**AIM:**
In the lines below, how many hold the word "this"? Answer only with the number.

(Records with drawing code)
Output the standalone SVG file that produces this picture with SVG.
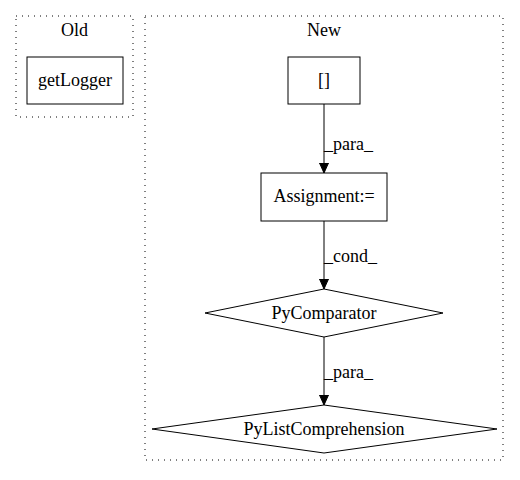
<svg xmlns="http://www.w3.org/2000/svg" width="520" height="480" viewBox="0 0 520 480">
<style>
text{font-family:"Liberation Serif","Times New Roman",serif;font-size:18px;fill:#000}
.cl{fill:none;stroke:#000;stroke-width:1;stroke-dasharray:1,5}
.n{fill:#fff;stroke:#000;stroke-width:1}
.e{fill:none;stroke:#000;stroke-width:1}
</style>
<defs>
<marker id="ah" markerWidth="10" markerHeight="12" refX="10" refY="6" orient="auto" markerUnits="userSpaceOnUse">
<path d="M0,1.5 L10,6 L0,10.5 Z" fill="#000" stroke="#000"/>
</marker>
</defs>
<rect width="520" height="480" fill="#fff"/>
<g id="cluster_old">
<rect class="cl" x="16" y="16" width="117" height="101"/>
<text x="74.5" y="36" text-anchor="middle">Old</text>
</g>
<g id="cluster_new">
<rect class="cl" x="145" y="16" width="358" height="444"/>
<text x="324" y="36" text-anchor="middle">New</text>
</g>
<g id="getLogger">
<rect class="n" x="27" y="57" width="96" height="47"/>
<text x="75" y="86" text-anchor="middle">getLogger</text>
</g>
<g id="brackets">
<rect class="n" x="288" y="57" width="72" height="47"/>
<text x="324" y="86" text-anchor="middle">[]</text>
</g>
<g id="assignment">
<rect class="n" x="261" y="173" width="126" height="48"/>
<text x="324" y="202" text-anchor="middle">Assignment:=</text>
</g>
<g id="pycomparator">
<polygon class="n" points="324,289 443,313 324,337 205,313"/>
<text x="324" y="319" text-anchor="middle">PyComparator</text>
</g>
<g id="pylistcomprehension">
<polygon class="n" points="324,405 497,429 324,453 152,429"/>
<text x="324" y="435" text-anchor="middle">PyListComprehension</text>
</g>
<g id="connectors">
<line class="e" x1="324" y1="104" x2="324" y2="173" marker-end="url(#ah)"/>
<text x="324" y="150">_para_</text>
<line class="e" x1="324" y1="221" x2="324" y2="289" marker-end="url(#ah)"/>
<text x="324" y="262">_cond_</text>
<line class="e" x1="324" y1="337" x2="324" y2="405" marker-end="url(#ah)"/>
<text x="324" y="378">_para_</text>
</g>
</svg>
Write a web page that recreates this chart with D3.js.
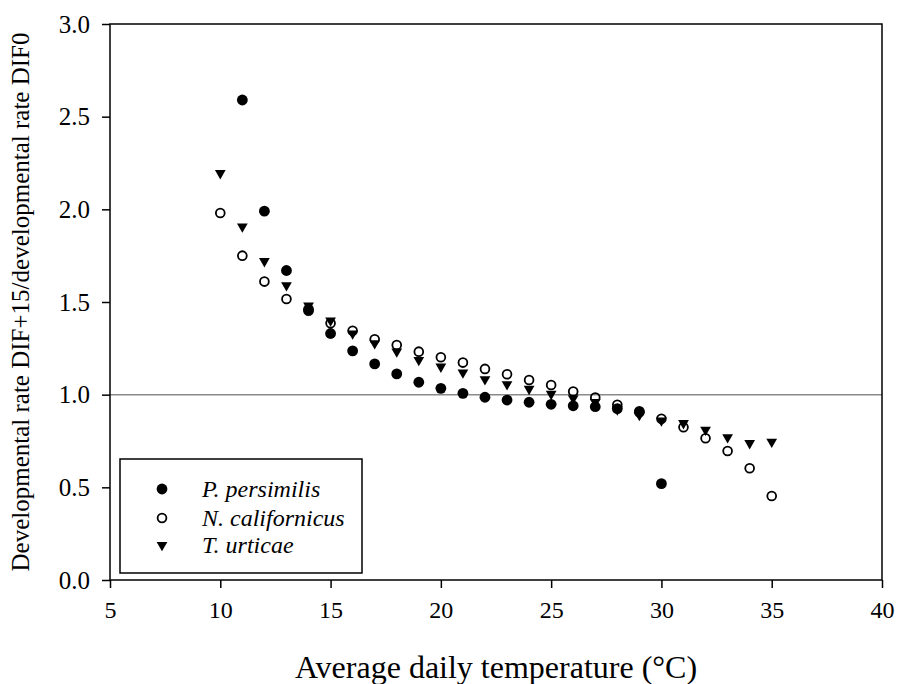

**SOLUTION BELOW:**
2